Constrained Training

The CSharpNumerics.ML.Training namespace provides physics-informed loss terms and a trainer that enforces conservation laws and shape constraints during optimisation — the basis for decomposing a signal into components that obey domain rules (non-negative, summing to a known total, smooth).

⚖️ Loss Terms

All implement ILoss with Compute(prediction, target) and Gradient(prediction, target):

Loss	Penalty	Purpose
NonNegativityLoss	$\lambda \sum \max(-y_i, 0)^2$	Push components towards $y_i \geq 0$
ConservationLoss	$\lambda (\sum t_i - \sum y_i)^2$	Predicted total matches the reference total
SmoothnessLoss	$\lambda \sum (y_{t-1} - 2y_t + y_{t+1})^2$	Bounded second derivative (smooth series)
CompositeLoss	$\sum_k w_k L_k$	Weighted combination of the above

using CSharpNumerics.ML.Training;
using CSharpNumerics.Numerics.Objects;

var components = new VectorN(new[] { 3.0, 3.0, 4.0 });   // Σ = 10
var target     = new VectorN(new[] { 5.0, 5.0 });         // Σ = 10 (reference total)
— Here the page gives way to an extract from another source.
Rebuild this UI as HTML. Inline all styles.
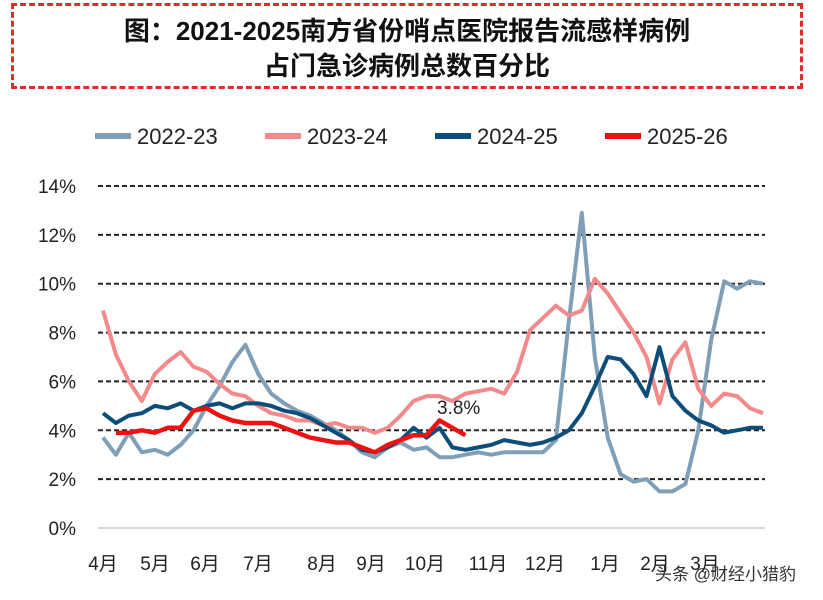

var nonNeg       = new NonNegativityLoss(weight: 1.0);
var conservation = new ConservationLoss(weight: 1.0);

double penalty = conservation.Compute(components, target);   // 0 — sums match
VectorN grad   = nonNeg.Gradient(components, target);        // 0 — all non-negative

// Combine constraints; value and gradient are the weighted sum of the terms.
var composite = new CompositeLoss()
    .Add(new NonNegativityLoss(), weight: 1.0)
    .Add(new ConservationLoss(), weight: 5.0)
    .Add(new SmoothnessLoss(), weight: 0.1);

🧮 SoftmaxConstraintHead

A parameter-free output ILayer that maps raw scores to a valid partition via softmax: every output is in $[0, 1]$ and the outputs sum to 1. Use it to predict the fraction of total flow per component, guaranteeing a valid split by construction.

var head = new SoftmaxConstraintHead();
var ratios = head.Forward(new[] { new VectorN(new[] { 1.0, 2.0, 3.0 }) });
// ratios[0] sums to 1, each entry in [0, 1]

🎓 ConstrainedTrainer

Mini-batch SGD that fits a SequentialModel under a constraint loss, with optional curriculum learning — the constraint weight ramps linearly from 0 to full over CurriculumWarmupEpochs, so the model first fits the data and the constraints are tightened gradually. The data-fidelity term defaults to squared error.

using CSharpNumerics.ML.Training;
using CSharpNumerics.ML.NeuralNetwork;
using CSharpNumerics.ML.NeuralNetwork.Layers;
using CSharpNumerics.ML.Enums;

var model = new SequentialModel(
    new DenseLayer(features, 16, ActivationType.ReLU),
    new DenseLayer(16, components, ActivationType.Linear));

var constraints = new CompositeLoss()
    .Add(new ConservationLoss(weight: 10.0))
    .Add(new NonNegativityLoss(weight: 1.0));

var trainer = new ConstrainedTrainer(constraints)
{
    Epochs = 400,
    LearningRate = 0.01,
    BatchSize = 16,
    CurriculumWarmupEpochs = 100   // ramp constraints over the first 100 epochs
};

IReadOnlyList<double> lossHistory = trainer.Train(model, X, targetComponents);
// After training, predicted components sum to within ~1% of the reference total.